* BEGIN *
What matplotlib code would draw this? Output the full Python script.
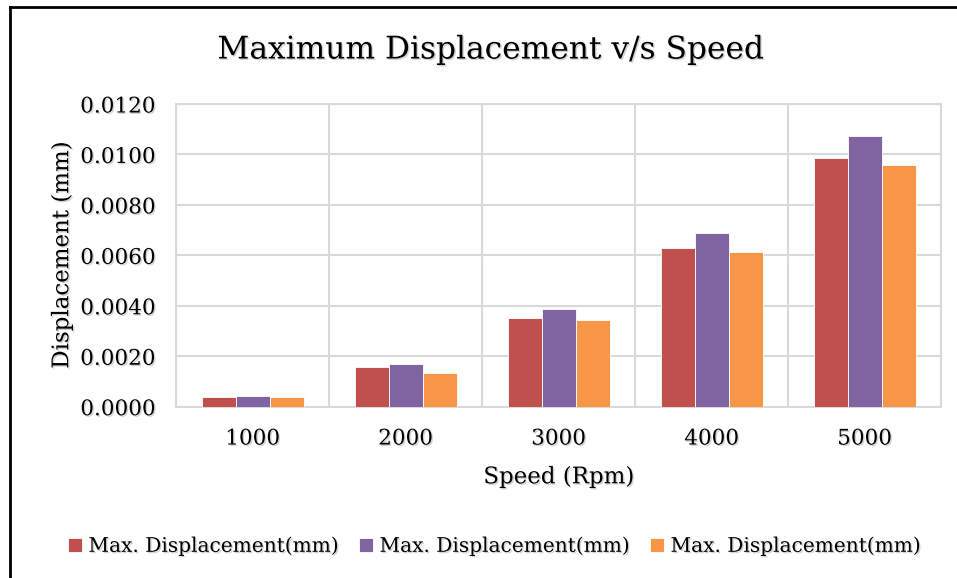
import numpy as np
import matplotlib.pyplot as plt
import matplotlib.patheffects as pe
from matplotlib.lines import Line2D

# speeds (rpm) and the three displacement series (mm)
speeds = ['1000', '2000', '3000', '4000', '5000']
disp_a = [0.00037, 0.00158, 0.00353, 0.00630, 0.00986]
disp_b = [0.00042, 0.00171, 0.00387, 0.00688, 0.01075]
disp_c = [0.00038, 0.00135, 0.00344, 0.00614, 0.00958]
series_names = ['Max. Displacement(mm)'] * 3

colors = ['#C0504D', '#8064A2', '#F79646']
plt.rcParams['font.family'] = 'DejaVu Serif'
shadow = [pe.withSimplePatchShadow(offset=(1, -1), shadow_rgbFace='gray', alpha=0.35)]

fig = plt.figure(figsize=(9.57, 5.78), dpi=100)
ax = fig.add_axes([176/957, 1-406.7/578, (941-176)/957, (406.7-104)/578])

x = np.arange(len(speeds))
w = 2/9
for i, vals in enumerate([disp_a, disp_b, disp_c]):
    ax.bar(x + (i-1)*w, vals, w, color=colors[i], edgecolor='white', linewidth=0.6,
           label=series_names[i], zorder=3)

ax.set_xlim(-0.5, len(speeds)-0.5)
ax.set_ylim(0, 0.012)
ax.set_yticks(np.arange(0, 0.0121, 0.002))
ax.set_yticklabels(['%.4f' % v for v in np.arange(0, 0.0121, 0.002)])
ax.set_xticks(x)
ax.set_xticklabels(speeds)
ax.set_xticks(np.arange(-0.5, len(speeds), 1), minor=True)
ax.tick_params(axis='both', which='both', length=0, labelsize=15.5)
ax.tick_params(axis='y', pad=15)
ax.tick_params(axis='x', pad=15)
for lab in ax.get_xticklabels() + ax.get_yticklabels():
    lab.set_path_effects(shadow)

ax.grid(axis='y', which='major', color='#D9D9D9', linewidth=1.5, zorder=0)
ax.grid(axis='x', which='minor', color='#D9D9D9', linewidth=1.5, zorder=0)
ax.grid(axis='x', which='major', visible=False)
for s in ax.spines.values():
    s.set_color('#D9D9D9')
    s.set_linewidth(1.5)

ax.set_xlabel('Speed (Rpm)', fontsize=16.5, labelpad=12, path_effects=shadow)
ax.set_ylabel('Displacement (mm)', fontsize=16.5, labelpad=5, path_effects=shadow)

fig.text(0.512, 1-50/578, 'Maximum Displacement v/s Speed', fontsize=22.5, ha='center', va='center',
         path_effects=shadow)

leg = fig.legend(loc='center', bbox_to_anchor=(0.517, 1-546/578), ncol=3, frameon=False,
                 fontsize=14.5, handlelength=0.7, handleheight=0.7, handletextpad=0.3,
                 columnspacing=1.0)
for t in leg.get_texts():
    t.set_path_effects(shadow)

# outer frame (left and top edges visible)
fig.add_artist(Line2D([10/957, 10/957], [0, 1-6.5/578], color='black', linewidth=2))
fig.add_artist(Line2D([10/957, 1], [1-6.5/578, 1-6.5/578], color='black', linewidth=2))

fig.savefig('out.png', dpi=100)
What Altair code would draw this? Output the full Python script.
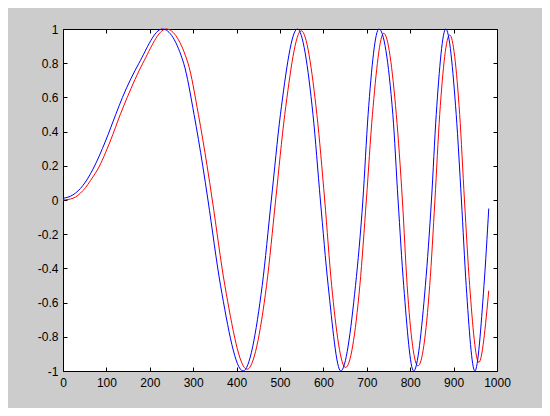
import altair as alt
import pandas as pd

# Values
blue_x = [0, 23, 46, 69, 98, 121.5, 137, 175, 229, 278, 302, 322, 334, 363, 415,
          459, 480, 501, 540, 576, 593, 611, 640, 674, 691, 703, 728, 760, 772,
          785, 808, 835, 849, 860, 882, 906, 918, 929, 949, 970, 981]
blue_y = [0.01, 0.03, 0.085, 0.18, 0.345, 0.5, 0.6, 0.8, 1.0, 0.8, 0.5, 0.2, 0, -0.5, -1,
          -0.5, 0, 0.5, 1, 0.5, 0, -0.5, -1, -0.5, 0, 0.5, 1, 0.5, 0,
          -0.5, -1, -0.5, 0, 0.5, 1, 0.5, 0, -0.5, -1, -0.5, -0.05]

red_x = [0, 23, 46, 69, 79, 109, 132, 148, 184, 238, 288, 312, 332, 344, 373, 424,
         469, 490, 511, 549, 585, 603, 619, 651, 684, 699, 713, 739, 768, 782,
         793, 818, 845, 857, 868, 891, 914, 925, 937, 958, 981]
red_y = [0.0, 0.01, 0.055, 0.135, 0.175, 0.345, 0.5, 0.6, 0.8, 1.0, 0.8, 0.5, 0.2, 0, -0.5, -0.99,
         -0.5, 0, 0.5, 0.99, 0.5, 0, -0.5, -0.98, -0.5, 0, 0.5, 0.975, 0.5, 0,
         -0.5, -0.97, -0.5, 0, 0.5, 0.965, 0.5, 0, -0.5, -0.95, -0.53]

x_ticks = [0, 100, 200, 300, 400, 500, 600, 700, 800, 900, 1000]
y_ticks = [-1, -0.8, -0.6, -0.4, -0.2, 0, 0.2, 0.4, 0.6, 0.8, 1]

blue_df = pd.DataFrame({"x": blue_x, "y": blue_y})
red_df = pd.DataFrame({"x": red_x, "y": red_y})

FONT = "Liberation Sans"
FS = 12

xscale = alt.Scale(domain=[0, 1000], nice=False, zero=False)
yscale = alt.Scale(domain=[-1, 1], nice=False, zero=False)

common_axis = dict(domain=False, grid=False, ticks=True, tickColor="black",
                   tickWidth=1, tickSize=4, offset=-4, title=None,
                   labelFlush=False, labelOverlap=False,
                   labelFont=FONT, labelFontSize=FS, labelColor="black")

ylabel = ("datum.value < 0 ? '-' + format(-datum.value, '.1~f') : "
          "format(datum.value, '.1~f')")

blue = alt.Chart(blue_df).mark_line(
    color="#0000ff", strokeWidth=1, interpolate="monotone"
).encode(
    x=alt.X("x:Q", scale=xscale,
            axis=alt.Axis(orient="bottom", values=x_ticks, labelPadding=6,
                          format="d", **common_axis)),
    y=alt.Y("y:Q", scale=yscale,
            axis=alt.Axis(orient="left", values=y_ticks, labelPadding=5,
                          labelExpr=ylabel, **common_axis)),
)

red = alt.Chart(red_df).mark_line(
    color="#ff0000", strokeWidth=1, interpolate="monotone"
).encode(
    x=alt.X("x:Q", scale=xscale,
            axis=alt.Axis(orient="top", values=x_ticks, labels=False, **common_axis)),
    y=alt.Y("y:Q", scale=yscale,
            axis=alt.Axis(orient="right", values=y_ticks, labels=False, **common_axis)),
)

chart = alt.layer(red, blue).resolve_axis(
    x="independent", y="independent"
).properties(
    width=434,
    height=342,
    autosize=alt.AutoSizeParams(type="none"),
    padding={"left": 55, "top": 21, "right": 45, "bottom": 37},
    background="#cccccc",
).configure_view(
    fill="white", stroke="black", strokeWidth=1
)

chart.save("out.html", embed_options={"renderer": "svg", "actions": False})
* END *
#### DIRECTIONS FOR THIS TASK:
Quote, exactly and only, the lines from the first line of the data above through the line containing "label=series_names[i], zorder=3)". The pictures do not belong in it.

#### CORRECT OUTPUT:
What matplotlib code would draw this? Output the full Python script.
import numpy as np
import matplotlib.pyplot as plt
import matplotlib.patheffects as pe
from matplotlib.lines import Line2D

# speeds (rpm) and the three displacement series (mm)
speeds = ['1000', '2000', '3000', '4000', '5000']
disp_a = [0.00037, 0.00158, 0.00353, 0.00630, 0.00986]
disp_b = [0.00042, 0.00171, 0.00387, 0.00688, 0.01075]
disp_c = [0.00038, 0.00135, 0.00344, 0.00614, 0.00958]
series_names = ['Max. Displacement(mm)'] * 3

colors = ['#C0504D', '#8064A2', '#F79646']
plt.rcParams['font.family'] = 'DejaVu Serif'
shadow = [pe.withSimplePatchShadow(offset=(1, -1), shadow_rgbFace='gray', alpha=0.35)]

fig = plt.figure(figsize=(9.57, 5.78), dpi=100)
ax = fig.add_axes([176/957, 1-406.7/578, (941-176)/957, (406.7-104)/578])

x = np.arange(len(speeds))
w = 2/9
for i, vals in enumerate([disp_a, disp_b, disp_c]):
    ax.bar(x + (i-1)*w, vals, w, color=colors[i], edgecolor='white', linewidth=0.6,
           label=series_names[i], zorder=3)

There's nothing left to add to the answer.